Bulk Oil Storage and Transportation (BOST) Company Limited, a State-Owned Enterprise(SOE) , has been adjudged the beacon of corporate governance by Vice President Dr Mahamudu Bawumia for its operational excellence and strategic growth into a profitable company.
BOST, in 2017 was saddled with liabilities of $624 million, Legacy loans of GHS284 million, Bulk Distribution Companies (BDCs) claims of $37 million, and GRA Tax Liability of GHS47 million, making the company unattractive for credit lines to stay in business.
The Vice President speaking at the commissioning of the new Head Office of BOST, said 30 per cent of the company’s tanks had been decommissioned with three out of the company’s 6 depots non-operational.
“Four river barges were out of commission, the entire network of pipelines of 361km across the country were out of service and 77km of 12-inch pipes procured under US Exim facility had been detained in Huston for over 10 years as a result of a contractual dispute.
“There was a picture of a company that was being run down. To complete this chaotic picture, the BOST account had been unaudited for 3 years, making it very difficult to determine the company’s financial position and no bank was going to extend a credit loan to a company which had no audited account”, he narrated.
Dr Bawumia applauded the Board under the chairmanship of Mr Ekow Hackman for the approval of a 5-year turnaround strategy from 2020 to 2024 prepared by the management of BOST led by the Managing Director, Mr Edwin Provencal to save the company from insolvency.
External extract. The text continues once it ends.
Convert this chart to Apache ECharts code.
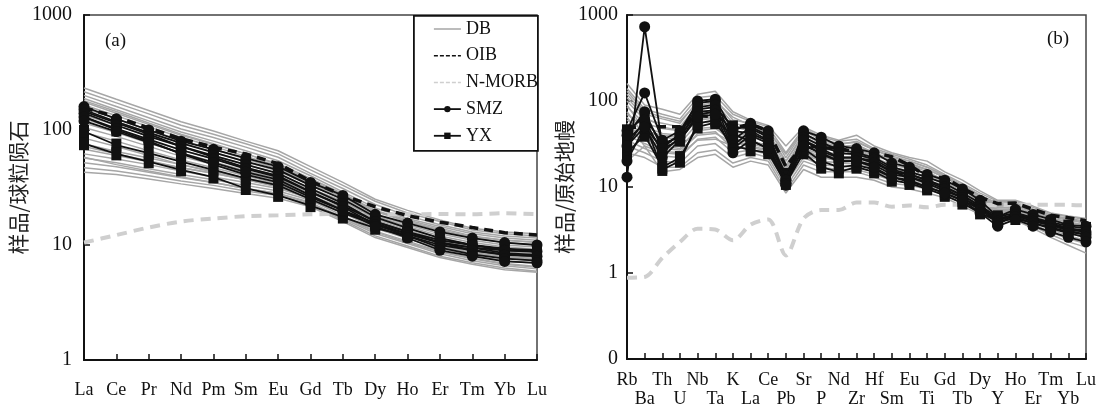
<!DOCTYPE html>
<html><head><meta charset="utf-8">
<script src="https://cdn.jsdelivr.net/npm/echarts@6/dist/echarts.min.js"></script>
<style>html,body{margin:0;padding:0;background:#fff}#c{width:1106px;height:409px}</style>
</head><body><div id="c"></div>
<script>
// ---------- categories ----------
const reeElements = ['La','Ce','Pr','Nd','Pm','Sm','Eu','Gd','Tb','Dy','Ho','Er','Tm','Yb','Lu'];
const spiderElements = ['Rb','Ba','Th','U','Nb','Ta','K','La','Ce','Pb','Sr','P','Nd','Zr','Hf','Sm','Eu','Ti','Gd','Tb','Dy','Y','Ho','Er','Tm','Yb','Lu'];

// ---------- (a) chondrite-normalised ----------
const oibChondrite = [156,130,104,84,71,62,51,36,27,21.5,18,15.8,14.2,12.8,12.2];
const nmorbChondrite = [10.5,12.2,14.2,16,17,17.8,18.1,18.5,18.6,18.5,18.5,18.6,18.5,18.9,18.5];
const dbChondrite = [
  [232,185,148,118,98,80,66,48,35,25,20,16.5,14,13,12.5],
  [215,172,138,110,92,76,62,45,33,24,19,16,13.5,12.5,12],
  [200,160,128,102,86,71,58,42,31,22.5,18,15,13,12,11.5],
  [188,150,120,96,80,66,54,40,29,21,17,14.5,12.5,11.5,11],
  [180,145,115,92,76,62,50,37,27.5,20,16,13.5,11.8,11,10.6],
  [175,140,112,90,75,62,51,38,28,20,16.5,14,12,11,10.5],
  [165,133,107,86,72,59,49,36,27,19.5,16,13.5,11.5,10.5,10],
  [155,125,100,81,68,56,46,34,26,18.5,15,12.5,11,10,9.6],
  [145,118,95,77,64,53,44,33,25,18,14.5,12,10.5,9.6,9.2],
  [135,110,88,72,60,50,42,31,24,17,14,11.5,10,9.2,8.8],
  [125,102,82,67,56,47,40,30,23,16.5,13.5,11,9.7,9,8.6],
  [115,95,77,63,53,44,38,28,22,16,13,10.8,9.5,8.8,8.4],
  [105,88,72,59,50,42,36,27,21,15.5,12.5,10.4,9.2,8.5,8.1],
  [95,80,66,55,47,40,34,26,20,15,12.2,10,8.9,8.2,7.8],
  [85,72,60,50,43,37,32,25,19,14.5,11.8,9.8,8.7,8,7.6],
  [76,65,57,50,44,38,34,27,20,15,12,9.8,8.6,7.9,7.5],
  [72,62,54,47,42,37,33,27,20,15,12,9.8,8.6,7.8,7.4],
  [68,60,53,47,42,37,33,27,20,15,12,9.8,8.5,7.7,7.3],
  [62,56,50,44,39,35,31,25.5,19,14,11.4,9.3,8.1,7.3,6.9],
  [58,50,44,39,35,31,28,23,17.5,13,10.5,8.7,7.6,6.8,6.4],
  [57,52,46,41,37,33,29.5,24.5,18,13.2,10.8,8.8,7.7,6.9,6.5],
  [52,48,43,38.5,35,31,28,23.5,17,12.6,10.3,8.4,7.3,6.6,6.2],
  [47,44,40,36,33,29.5,27,22.5,16.5,12,9.8,8,7,6.3,5.9],
  [43,41,37.5,34,31,28,25.5,21.5,16,11.6,9.5,7.8,6.8,6.1,5.8]
];
const smzChondrite = [
  [160,125,100,80,68,57,48,35,27,18.5,15.5,13,11.5,10.5,10],
  [150,118,95,77,64,53,45,33,25,17.5,14,11.5,10,9,8.8],
  [140,110,88,72,60,50,42,31,23,16,13,10.5,9,8.2,8],
  [130,103,83,67,56,46,39,29,21.5,15,12,9.5,8.3,7.6,7.3],
  [120,97,78,63,52,43,37,27,20,14.5,11.5,9,8,7.2,7]
];
const yxChondrite = [
  [97,74,63,53,45,38,33,25,19,15,12.5,10.5,9.5,8.5,8.2],
  [76,62,53,45,39,31,27,22,17.5,14,12,10,9,8.3,8],
  [145,115,92,72,58,47,40,29,22,16,13,11,10,9.3,9],
  [130,100,80,62,50,41,35,26,20,15.5,12.5,10.5,9.5,9,8.7]
];

// ---------- (b) primitive-mantle-normalised ----------
const oibMantle = [48.8,50,50.3,50.2,67.3,65.9,48,53.9,45,17.3,31.3,28.4,28.4,25,25.2,22.5,17.9,13.2,12.8,9.7,7.6,6.4,6.5,5.5,4.7,4.4,4.05];
const nmorbMantle = [0.88,0.9,1.5,2.3,3.27,3.2,2.4,3.64,4.2,1.6,4.3,5.4,5.4,6.6,6.6,5.9,6.1,5.8,6.2,6.2,6.2,6.15,6.2,6.2,6.2,6.2,6.1];
const dbMantle = [
  [160,90,80,70,120,130,75,60,52,30,50,40,35,40,30,25,22,20,15,12,9,7,7,6,5,4.6,4.3],
  [140,80,70,62,110,115,70,58,50,25,48,38,34,36,28,24,21,18,14,11,8.5,6.8,6.8,5.8,4.9,4.5,4.2],
  [130,75,65,58,95,100,65,52,45,24,46,35,31,34,27,22,20,17,13.5,10.5,8,6.4,6.5,5.5,4.7,4.2,3.9],
  [120,70,62,55,100,105,60,55,47,22,45,36,32,33,27,23,20,17,13.5,10.5,8,6.5,6.5,5.5,4.7,4.3,4],
  [110,65,50,45,70,72,50,45,40,20,42,32,29,31,25,20,18,16,13,10,7.8,6.1,6.2,5.2,4.4,3.9,3.6],
  [100,60,55,50,90,95,55,50,43,20,40,33,30,30,25,21,19,16,13,10,7.8,6.2,6.3,5.3,4.5,4.1,3.8],
  [90,45,40,38,60,63,42,40,35,17,36,28,26,27,22,18,16.5,14.5,12,9.2,7.2,5.7,5.8,4.9,4.2,3.7,3.4],
  [85,55,48,45,80,85,50,46,40,18,38,31,28,28,23,20,18,15,12,9.5,7.5,6,6,5.1,4.3,3.9,3.6],
  [75,40,32,30,45,48,35,33,29,14,32,24,22,23,19,16,15,13,11,8.5,6.8,5.4,5.5,4.6,3.9,3.4,3.1],
  [70,50,42,40,70,75,45,42,36,16,34,28,26,26,21,18,16.5,14,11.5,9,7.2,5.8,5.8,4.9,4.1,3.7,3.4],
  [65,35,28,27,40,42,33,30,27,13,28,22,21,21,17.5,15,14,12,10,8,6.4,5.1,5.2,4.4,3.7,3.2,2.9],
  [60,45,38,36,62,66,40,38,33,15,31,26,24,24,20,17,15.5,13,11,8.6,6.9,5.5,5.6,4.7,3.9,3.5,3.2],
  [55,30,25,24,35,36,30,27,25,12,26,20,19,20,16,14,13,11.5,9.5,7.5,6,4.8,5,4.2,3.5,3,2.7],
  [50,40,34,32,55,58,36,35,30,14,28,24,22,22,18.5,16,14.5,12,10.5,8.2,6.6,5.3,5.4,4.5,3.8,3.3,3],
  [45,36,30,28,48,50,32,32,28,13,26,22,20,20,17,15,13.5,11.5,10,7.8,6.3,5.1,5.2,4.3,3.6,3.1,2.8],
  [40,32,26,25,42,44,28,29,26,12,24,20,19,18.5,16,14,12.5,11,9.5,7.5,6,4.9,5,4.1,3.4,2.9,2.6],
  [35,28,23,22,36,38,25,27,24,11,22,18,17.5,17,15,13,12,10.5,9,7.2,5.7,4.7,4.8,3.9,3.2,2.7,2.4],
  [30,25,20,19,30,32,22,25,22,10,20,17,16,16,14,12,11,10,8.5,6.8,5.4,4.5,4.6,3.7,3,2.5,2.2],
  [25,22,17,17,25,27,19,22,20,9,18,15,15,15,13,11,10.5,9.5,8,6.5,5.2,4.3,4.4,3.5,2.8,2.3,2],
  [20,30,15,16,22,24,17,20,18,8.5,16,13,13,13,12,10,9.5,8.5,7.5,6,4.8,4,4.1,3.3,2.6,2.1,1.7]
];
const smzMantle = [
  [13,730,30,40,100,105,45,55,45,11,45,38,30,28,25,19,17,14,12,9.5,7,4.5,5.5,4.8,4.2,3.6,3.5],
  [45,124,35,45,95,100,35,50,40,12,42,33,27,25,22,17,15,13,11,8.5,6.5,3.6,5,4.3,3.8,3.3,3],
  [40,75,28,42,85,90,30,45,35,12,38,30,25,24,21,16,14,12,10,8,6,4,4.8,4,3.6,3.1,2.8],
  [30,60,25,38,75,78,28,40,32,11,35,28,22,22,19,15,13,11.5,9.5,7.5,5.5,3.8,4.5,3.8,3.3,2.9,2.6],
  [20,50,22,35,65,70,25,35,28,10.5,30,25,20,20,17,13,11.5,10,8.5,7,5,3.5,4.2,3.5,3,2.6,2.3]
];
const yxMantle = [
  [25,40,17,22,50,56,30,27,25,11,25,17,15,17,15,12,11,9.5,8,6.5,5,4,4.3,3.8,3.4,3,2.8],
  [35,55,16,20,55,60,40,35,28,12,28,20,17,18,16,13,12,10,8.5,7,5.5,4.2,4.6,4,3.6,3.2,3],
  [45,65,32,38,80,85,50,48,38,14,35,26,22,22,20,15,14,12,10,8,6,4.5,5,4.4,3.9,3.5,3.3],
  [30,50,28,35,70,75,45,42,34,13,32,24,20,20,18,14,13,11,9,7.5,5.8,4.3,4.8,4.2,3.7,3.3,3.1]
];

// ---------- styles ----------
const SERIF = 'Liberation Serif';
const CJK = 'Noto Sans CJK SC';
const INK = '#111';

function lineSeries(name, data, g, style) {
  return Object.assign({
    type: 'line', name: name, data: data,
    xAxisIndex: g, yAxisIndex: g,
    silent: true, animation: false
  }, style);
}
const dbStyle = {symbol: 'none', lineStyle: {color: '#a6a6a6', width: 1.5}, itemStyle: {color: '#a6a6a6'}, z: 1};
const nmorbStyle = {symbol: 'none', smooth: 0.3, lineStyle: {color: '#cfcfcf', width: 4, type: [10, 7]}, itemStyle: {color: '#cfcfcf'}, z: 2};
const oibStyle = {symbol: 'none', lineStyle: {color: INK, width: 3.5, type: [9, 6]}, itemStyle: {color: INK}, z: 3};
const smzStyle = {symbol: 'circle', symbolSize: 11, showSymbol: true, lineStyle: {color: INK, width: 1.8}, itemStyle: {color: INK}, z: 5};
const yxStyle = {symbol: 'rect', symbolSize: [10, 13], showSymbol: true, lineStyle: {color: INK, width: 1.8}, itemStyle: {color: INK}, z: 4};

const series = [];
[[dbChondrite, nmorbChondrite, oibChondrite, smzChondrite, yxChondrite, 0],
 [dbMantle, nmorbMantle, oibMantle, smzMantle, yxMantle, 1]].forEach(function (p) {
  const g = p[5];
  p[0].forEach(function (d) { series.push(lineSeries('DB', d, g, dbStyle)); });
  series.push(lineSeries('N-MORB', p[1], g, nmorbStyle));
  series.push(lineSeries('OIB', p[2], g, oibStyle));
  p[4].forEach(function (d) { series.push(lineSeries('YX', d, g, yxStyle)); });
  p[3].forEach(function (d) { series.push(lineSeries('SMZ', d, g, smzStyle)); });
});

function yFmt(v) { return v < 0.5 ? '0' : String(Math.round(v)); }

const chart = echarts.init(document.getElementById('c'), null, {renderer: 'canvas'});
chart.setOption({
  animation: false,
  backgroundColor: '#fff',
  grid: [
    {left: 84, top: 15, width: 453, height: 345, show: true, borderColor: '#444', borderWidth: 1.5, backgroundColor: 'transparent'},
    {left: 627, top: 15, width: 459, height: 345, show: true, borderColor: '#444', borderWidth: 1.5, backgroundColor: 'transparent'}
  ],
  xAxis: [
    {type: 'category', gridIndex: 0, data: reeElements, boundaryGap: false,
     axisLine: {lineStyle: {color: INK, width: 2}},
     axisTick: {inside: true, length: 6, lineStyle: {color: INK, width: 1.5}, interval: 0},
     axisLabel: {interval: 0, margin: 21, color: INK, fontFamily: SERIF, fontSize: 18},
     splitLine: {show: false}},
    {type: 'category', gridIndex: 1, data: spiderElements, boundaryGap: false,
     axisLine: {lineStyle: {color: INK, width: 2}},
     axisTick: {inside: true, length: 6, lineStyle: {color: INK, width: 1.5}, interval: 0},
     axisLabel: {interval: 0, margin: 12, color: INK, fontFamily: SERIF, fontSize: 18, lineHeight: 19,
       formatter: function (v, i) { return i % 2 ? '\n' + v : v; }},
     splitLine: {show: false}}
  ],
  yAxis: [
    {type: 'log', logBase: 10, gridIndex: 0, min: 1, max: 1000, splitNumber: 3,
     name: '样品/球粒陨石', nameLocation: 'middle', nameRotate: 90, nameGap: 55,
     nameTextStyle: {fontFamily: CJK, fontSize: 21, color: '#222'},
     axisLine: {show: true, lineStyle: {color: INK, width: 2}},
     axisTick: {show: true, inside: true, length: 6, lineStyle: {color: INK, width: 1.5}},
     minorTick: {show: false},
     axisLabel: {margin: 12, color: INK, fontFamily: SERIF, fontSize: 20, formatter: yFmt},
     splitLine: {show: false}},
    {type: 'log', logBase: 10, gridIndex: 1, min: 0.1, max: 1000, splitNumber: 4,
     name: '样品/原始地幔', nameLocation: 'middle', nameRotate: 90, nameGap: 46,
     nameTextStyle: {fontFamily: CJK, fontSize: 21, color: '#222'},
     axisLine: {show: true, lineStyle: {color: INK, width: 2}},
     axisTick: {show: true, inside: true, length: 6, lineStyle: {color: INK, width: 1.5}},
     minorTick: {show: false},
     axisLabel: {margin: 9, color: INK, fontFamily: SERIF, fontSize: 20, formatter: yFmt},
     splitLine: {show: false}}
  ],
  legend: {
    orient: 'vertical', left: 433, top: 20, padding: 0,
    itemWidth: 27, itemHeight: 8, itemGap: 8.7,
    textStyle: {fontFamily: SERIF, fontSize: 18, color: INK, lineHeight: 18},
    selectedMode: false,
    data: [
      {name: 'DB', lineStyle: {width: 1.5}, itemStyle: {opacity: 0}},
      {name: 'OIB', lineStyle: {width: 1.6, type: [4, 2]}, itemStyle: {opacity: 0}},
      {name: 'N-MORB', lineStyle: {width: 1.5, type: [4, 2]}, itemStyle: {opacity: 0}},
      {name: 'SMZ', lineStyle: {width: 1.8}},
      {name: 'YX', lineStyle: {width: 1.8}}
    ]
  },
  graphic: [
    {type: 'rect', left: 413, top: 15, z: 0, zlevel: 0,
     shape: {width: 124, height: 135},
     style: {fill: '#fff', stroke: INK, lineWidth: 1.8}},
    {type: 'text', left: 105, top: 32, z: 10,
     style: {text: '(a)', font: '19px "Liberation Serif"', fill: INK}},
    {type: 'text', left: 1047, top: 30, z: 10,
     style: {text: '(b)', font: '19px "Liberation Serif"', fill: INK}}
  ],
  series: series
});
</script>
</body></html>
He added that “the strategy between the board and management which focused on enhancing operational excellence and aggressively growing the business sought to make BOST profitable, ensure the development and effective implementation of policies fully utilised all BOST assets and automate the company’s processes and most importantly be the beacon of corporate governance in the country."
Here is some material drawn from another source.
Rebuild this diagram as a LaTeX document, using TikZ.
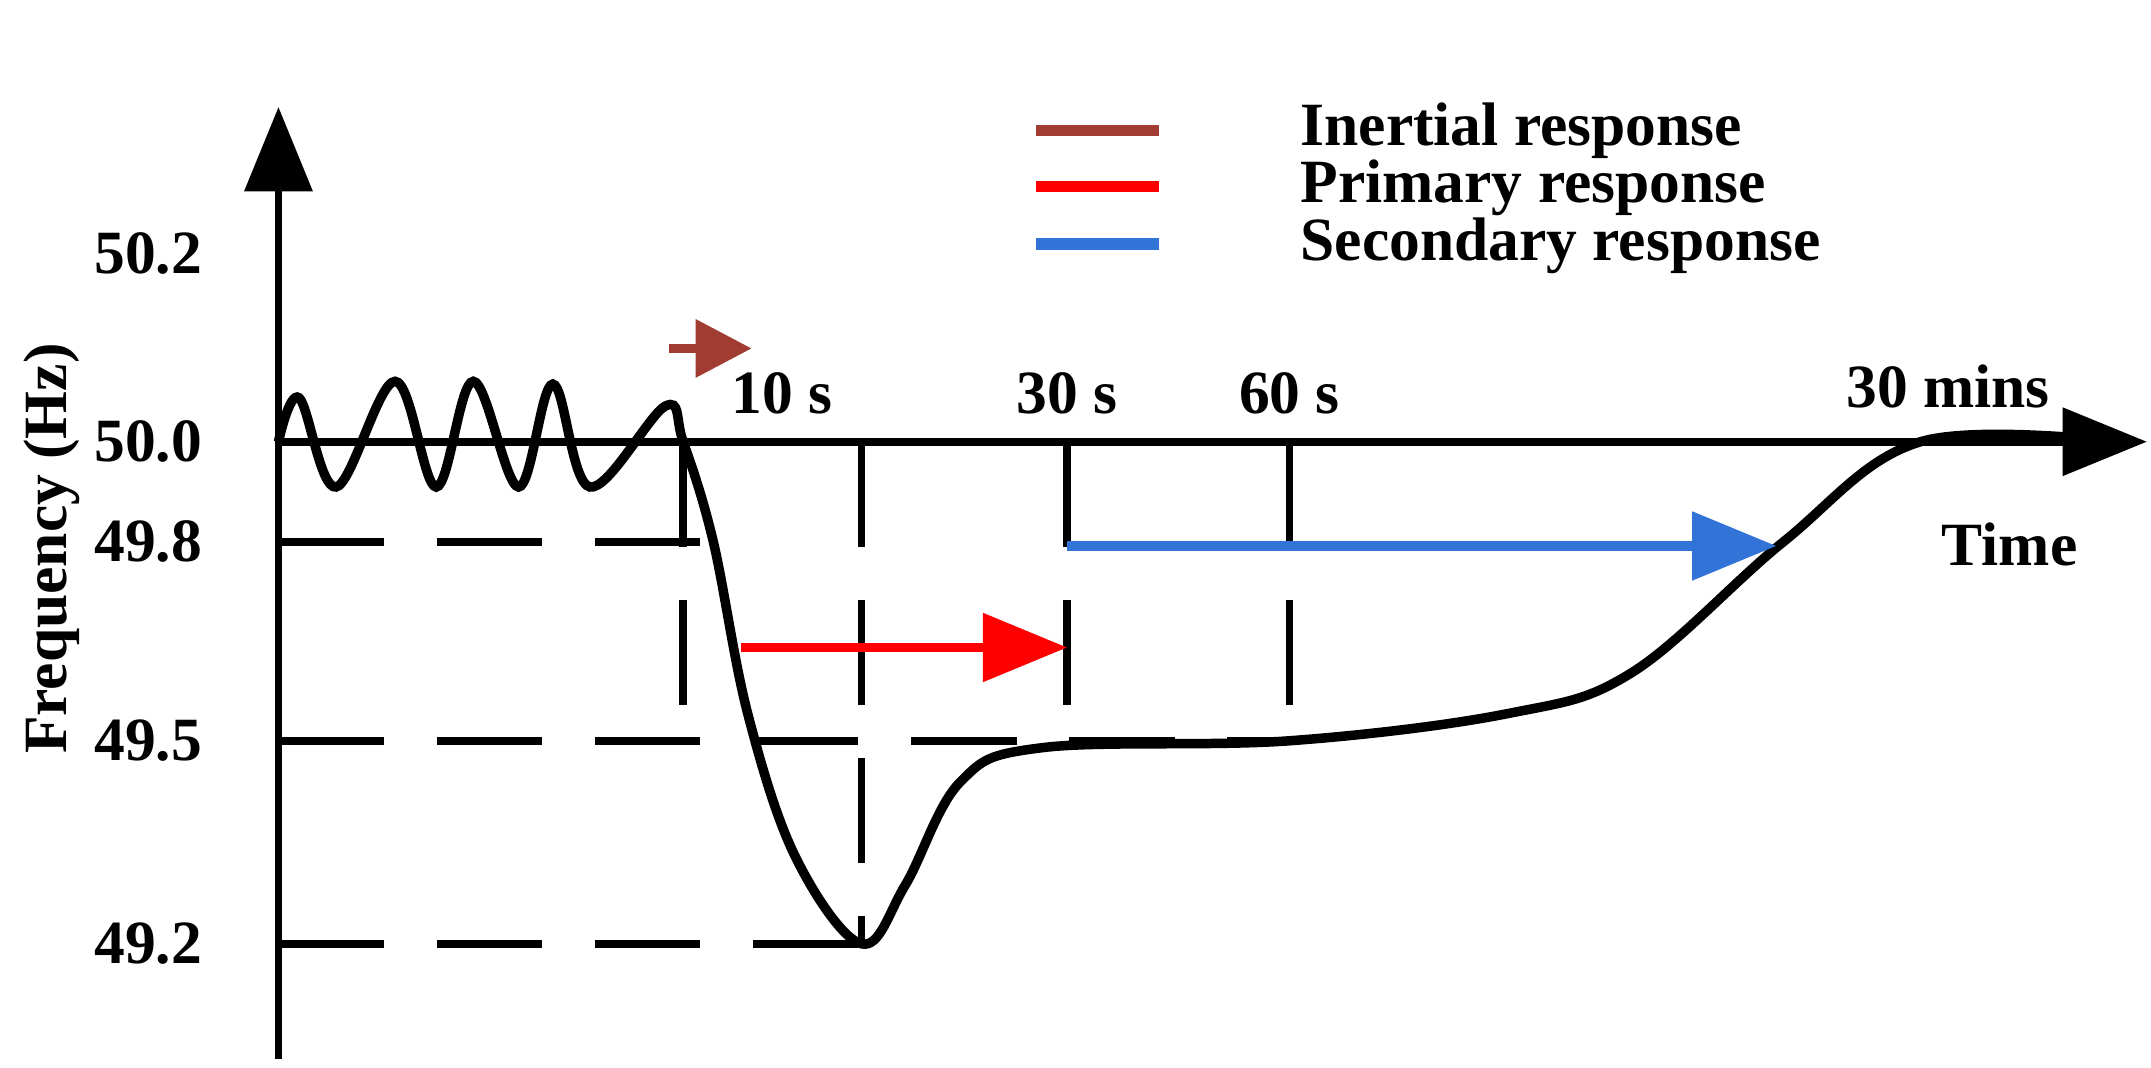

He said the implementation of the BOST strategy made it possible for the company to repair 13 out of the 15 defective tanks, all four river barges which were out of commission, all pipelines which were out of service had been repaired and the obsolete pump meters and loading machines replaced at BOST depots.
“The result has been an increase in the utilisation of BOST revenue-generated assets from 34 per cent in 2019 to its current level of 97 per cent. That is remarkable. The increase in BOST margin from 3 pesewas to 6 pesewas per litre in 2019 and subsequently to 9 pesewas per litre in 2020 has contributed significantly to the execution of these projects, ” he commended.
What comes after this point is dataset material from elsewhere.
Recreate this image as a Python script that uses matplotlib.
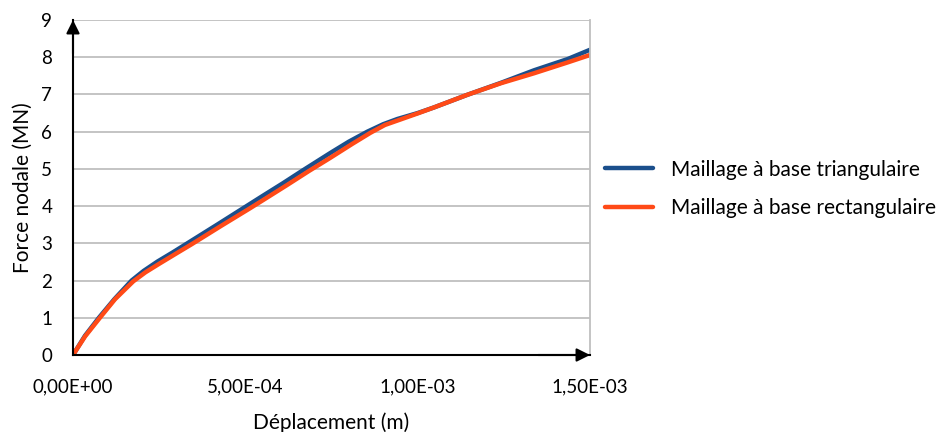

Commenting on the operational efficiency of BOST, Vice President Dr Bawumia noted that the company had paid $611 million with its internally generated funds, comprising about $423 million from a debt position of $624 million owed to suppliers and related parties.
“I was elated when I heard that an internal committee of BOST vetted the claims of eight BDCs for products stored with BOST, a loss from 2009 to 2014, amounting to $37 million and after the vetting, the internal committee succeeded in reducing this figure to $11 million, resulting in a saving of $26 million…This is worthy of emulation and worthy of congratulations, ”he stated.
He again stated that BOST, for the first time in 11 years made a profit of around GHS164 million, congratulating the board, management and staff for ensuring stewardship and prudent management of resources on behalf of the government and people of Ghana.
He, therefore, implored other State-Owned Enterprises to emulate BOST’s blueprint to enable them to contribute to the execution of government policies.
“Imagine if 100 State-Owned Enterprises had made a profit of GHS164 million, that will be some GHS16 billion for the nation. This only goes to show that with good leadership and a vision, state enterprises can be profitable. It only takes a few good men and women for that turnaround to happen and that is exactly what is happening at BOST, ”he said.
Dr Mahamudu Bawumia however, commissioned the $39 million new Head Office of BOST to mark the company’s 30 years historical milestone to find its permanent location.
“Today marks a significant milestone in the 30 years history of BOST, having transitioned from Diamond House through Heritage Towers to Roman Ridge, Airport Residential and Dzorwulu; finally, the company has found its permanent location, ”he said.
The building was conceived around 2015 as part of plans to ensure that BOST staff work in a conducive environment.
On 15th June 2015, BOST engaged a construction company to design, build and finance the construction of a new Head Office building, 7-storey twin blocks at a total cost of $39 million, exclusive of VAT and all taxes.
The building was to be completed in 24 months. This project which has transitioned from the previous government to this government has been bedevilled with many challenges.
Between 2016 and 2022, the project underwent a value-for-money audit, an EOCO audit, a re-evaluation by an independent valuer, PPA ratification and a valuation for the updated scope. But notwithstanding all these challenges, the building has finally been completed and commissioned.